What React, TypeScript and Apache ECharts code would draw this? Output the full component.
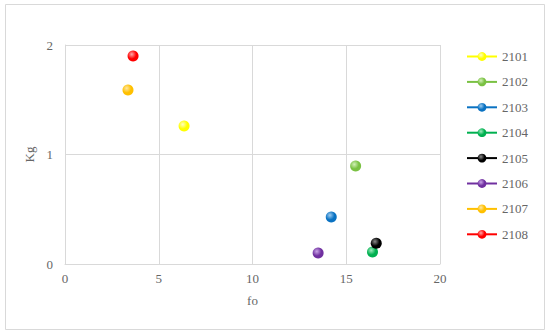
import React, { useEffect, useRef } from "react";
import * as echarts from "echarts";

const seriesNames = ["2101", "2102", "2103", "2104", "2105", "2106", "2107", "2108"];
const foValues = [6.35, 15.5, 14.2, 16.4, 16.6, 13.5, 3.36, 3.63];
const kgValues = [1.26, 0.895, 0.43, 0.11, 0.19, 0.1, 1.59, 1.9];
const colors = ["#FFFF00", "#7AC143", "#0A72C2", "#00B050", "#000000", "#7030A0", "#FFC000", "#FF0000"];
const lightColors = ["#FFFFC0", "#D2F0B8", "#9CCBF0", "#9CEBBC", "#8A8A8A", "#C9A4E6", "#FFE7A0", "#FFA8A8"];
const xTicks = [0, 5, 10, 15, 20];
const yTicks = [0, 1, 2];

const FONT = "Liberation Serif";
const GRAY = "#666666";

export default function App() {
  const ref = useRef<HTMLDivElement>(null);
  useEffect(() => {
    if (!ref.current) return;
    const chart = echarts.init(ref.current, undefined, { renderer: "svg" });
    const series = seriesNames.map((name, i) => ({
      name,
      type: "line",
      data: [[foValues[i], kgValues[i]]],
      symbol: "circle",
      symbolSize: 11,
      showSymbol: true,
      lineStyle: { color: colors[i], width: 1.2 },
      itemStyle: {
        color: {
          type: "radial",
          x: 0.38,
          y: 0.35,
          r: 0.75,
          colorStops: [
            { offset: 0, color: lightColors[i] },
            { offset: 0.55, color: colors[i] },
            { offset: 1, color: colors[i] },
          ],
        },
        borderWidth: 0,
      },
    }));
    chart.setOption({
      animation: false,
      backgroundColor: "#ffffff",
      graphic: [
        {
          type: "rect",
          shape: { x: 5.5, y: 4.5, width: 539, height: 325 },
          style: { fill: "none", stroke: "#D9D9D9", lineWidth: 1 },
          silent: true,
        },
      ],
      grid: { left: 65, right: 110, top: 45, bottom: 70, containLabel: false },
      legend: {
        orient: "vertical",
        left: 466,
        top: 50,
        padding: 0,
        itemWidth: 30,
        itemHeight: 11,
        itemGap: 12.4,
        textStyle: { fontFamily: FONT, fontSize: 13, color: GRAY },
        data: seriesNames,
      },
      xAxis: {
        type: "value",
        min: xTicks[0],
        max: xTicks[xTicks.length - 1],
        interval: 5,
        name: "fo",
        nameLocation: "middle",
        nameGap: 30,
        nameTextStyle: { fontFamily: FONT, fontSize: 13, color: GRAY },
        axisLine: { show: true, lineStyle: { color: "#D9D9D9" } },
        axisTick: { show: false },
        axisLabel: { fontFamily: FONT, fontSize: 13, color: GRAY, margin: 8 },
        splitLine: { show: true, lineStyle: { color: "#D9D9D9" } },
      },
      yAxis: {
        type: "value",
        min: yTicks[0],
        max: yTicks[yTicks.length - 1],
        interval: 1,
        name: "Kg",
        nameLocation: "middle",
        nameGap: 28,
        nameTextStyle: { fontFamily: FONT, fontSize: 13, color: GRAY },
        axisLine: { show: true, lineStyle: { color: "#D9D9D9" } },
        axisTick: { show: false },
        axisLabel: { fontFamily: FONT, fontSize: 13, color: GRAY, margin: 12 },
        splitLine: { show: true, lineStyle: { color: "#D9D9D9" } },
      },
      series,
    });
    return () => chart.dispose();
  }, []);
  return (
    <div
      ref={ref}
      style={{ position: "fixed", left: 0, top: 0, width: 550, height: 334 }}
    />
  );
}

▶ **Required task**
Do not copy the pictures, but repeat every line exactly.

▶ **Result below**
What React, TypeScript and Apache ECharts code would draw this? Output the full component.
import React, { useEffect, useRef } from "react";
import * as echarts from "echarts";

const seriesNames = ["2101", "2102", "2103", "2104", "2105", "2106", "2107", "2108"];
const foValues = [6.35, 15.5, 14.2, 16.4, 16.6, 13.5, 3.36, 3.63];
const kgValues = [1.26, 0.895, 0.43, 0.11, 0.19, 0.1, 1.59, 1.9];
const colors = ["#FFFF00", "#7AC143", "#0A72C2", "#00B050", "#000000", "#7030A0", "#FFC000", "#FF0000"];
const lightColors = ["#FFFFC0", "#D2F0B8", "#9CCBF0", "#9CEBBC", "#8A8A8A", "#C9A4E6", "#FFE7A0", "#FFA8A8"];
const xTicks = [0, 5, 10, 15, 20];
const yTicks = [0, 1, 2];

const FONT = "Liberation Serif";
const GRAY = "#666666";

export default function App() {
  const ref = useRef<HTMLDivElement>(null);
  useEffect(() => {
    if (!ref.current) return;
    const chart = echarts.init(ref.current, undefined, { renderer: "svg" });
    const series = seriesNames.map((name, i) => ({
      name,
      type: "line",
      data: [[foValues[i], kgValues[i]]],
      symbol: "circle",
      symbolSize: 11,
      showSymbol: true,
      lineStyle: { color: colors[i], width: 1.2 },
      itemStyle: {
        color: {
          type: "radial",
          x: 0.38,
          y: 0.35,
          r: 0.75,
          colorStops: [
            { offset: 0, color: lightColors[i] },
            { offset: 0.55, color: colors[i] },
            { offset: 1, color: colors[i] },
          ],
        },
        borderWidth: 0,
      },
    }));
    chart.setOption({
      animation: false,
      backgroundColor: "#ffffff",
      graphic: [
        {
          type: "rect",
          shape: { x: 5.5, y: 4.5, width: 539, height: 325 },
          style: { fill: "none", stroke: "#D9D9D9", lineWidth: 1 },
          silent: true,
        },
      ],
      grid: { left: 65, right: 110, top: 45, bottom: 70, containLabel: false },
      legend: {
        orient: "vertical",
        left: 466,
        top: 50,
        padding: 0,
        itemWidth: 30,
        itemHeight: 11,
        itemGap: 12.4,
        textStyle: { fontFamily: FONT, fontSize: 13, color: GRAY },
        data: seriesNames,
      },
      xAxis: {
        type: "value",
        min: xTicks[0],
        max: xTicks[xTicks.length - 1],
        interval: 5,
        name: "fo",
        nameLocation: "middle",
        nameGap: 30,
        nameTextStyle: { fontFamily: FONT, fontSize: 13, color: GRAY },
        axisLine: { show: true, lineStyle: { color: "#D9D9D9" } },
        axisTick: { show: false },
        axisLabel: { fontFamily: FONT, fontSize: 13, color: GRAY, margin: 8 },
        splitLine: { show: true, lineStyle: { color: "#D9D9D9" } },
      },
      yAxis: {
        type: "value",
        min: yTicks[0],
        max: yTicks[yTicks.length - 1],
        interval: 1,
        name: "Kg",
        nameLocation: "middle",
        nameGap: 28,
        nameTextStyle: { fontFamily: FONT, fontSize: 13, color: GRAY },
        axisLine: { show: true, lineStyle: { color: "#D9D9D9" } },
        axisTick: { show: false },
        axisLabel: { fontFamily: FONT, fontSize: 13, color: GRAY, margin: 12 },
        splitLine: { show: true, lineStyle: { color: "#D9D9D9" } },
      },
      series,
    });
    return () => chart.dispose();
  }, []);
  return (
    <div
      ref={ref}
      style={{ position: "fixed", left: 0, top: 0, width: 550, height: 334 }}
    />
  );
}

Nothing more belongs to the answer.